ACM Update 15-08-22
Halfway there? The UK looks likely to be moving towards recession territory, as per figures from the Office for National Statistics. UK inflation figures land this week, but those from the US last Wednesday showed a cooling, weakening the Dollar albeit temporarily.
To add to the “less than optimistic” outlook from the Bank of England at their most recent meeting, UK GDP figures for the month of June were released last week. The UK economy contracted at a rate of -0.1% when compared to the first quarter according to figures from the ONS (Office for National Statistics). The month-on-month figure came in at -0.6% which was largely attributed to falling retail sales and the extra bank holiday for the Queen’s Jubilee. One negative quarter, thus halfway towards a recession. Perhaps sooner than the Bank of England might have thought.

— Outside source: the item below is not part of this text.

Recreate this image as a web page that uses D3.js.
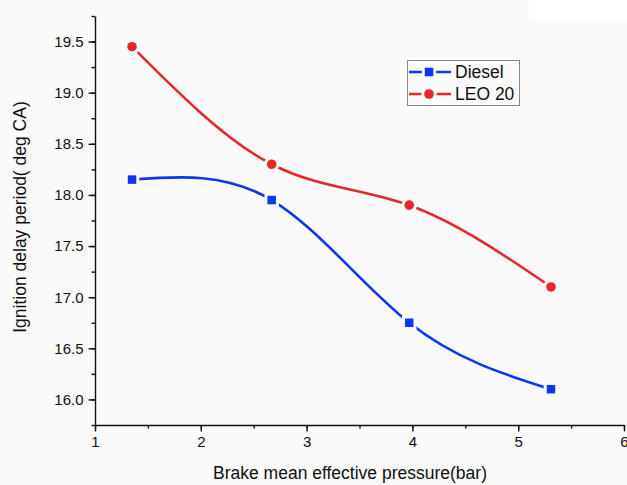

Speaking of which, MPC member and the Bank’s Chief Economist, Huw Pill, spoke at virtual Q&A session last week. He admitted concerns that the current aggressive hiking of rates will slow growth but hopes it will be a case of “short-term hit, for long-term benefit”.
Not the best week for UK data, but a relative status quo was maintained versus the Euro, with its own raft of energy-related issues at present. The Sterling-Euro picture for last week is illustrated in the chart below:
In the US, Joe Biden hailed it as “zero inflation July” after CPI data was released. Indeed, month-on-month figures for July showed inflation was flat for the month, a big change from last month’s 1.3% jump. The YoY figure came in at 8.5%, down from last month’s high of 9.1%. This has been largely attributed to a fall in gasoline prices in the US.
The Dollar weakened off as a result of the above, by 1% plus against GBP & EUR. We will still highly likely see another rate hike at the next Fed meeting (21st Sept), but the chances of it being a third consecutive 75 basis points, have drastically reduced. A 50 basis point rise seems the more widely expected outcome, but that could change given there will be further CPI figures (13th Sept) and Non-Farm Payrolls data (2nd Sept) between now and then.
Such is the strength of the Dollar though, that by the time markets closed on Friday rates were back to the same level as before the US inflation announcement. Movements for the week can be seen in the chart below:
The Eurozone was pretty much all on holiday last week, as is typical for the month of August. The only real release of note was German inflation data (MoM) which came in at 0.9%. Year on year, this is a slight drop from 7.6% last month to 7.5% this month, also largely attributed to a drop in fuel prices. Energy and food costs driven by the war in Ukraine, continue to be the main drivers. According to the IMF, German gas consumption was 15% below the average of the previous five years, in the month of July. Gas prices & usage are the big concern for the Eurozone as we move closer to winter.
The week ahead:
Monday – Rightmove House Price Index (00:00 UK time), French & Italian Bank Holiday.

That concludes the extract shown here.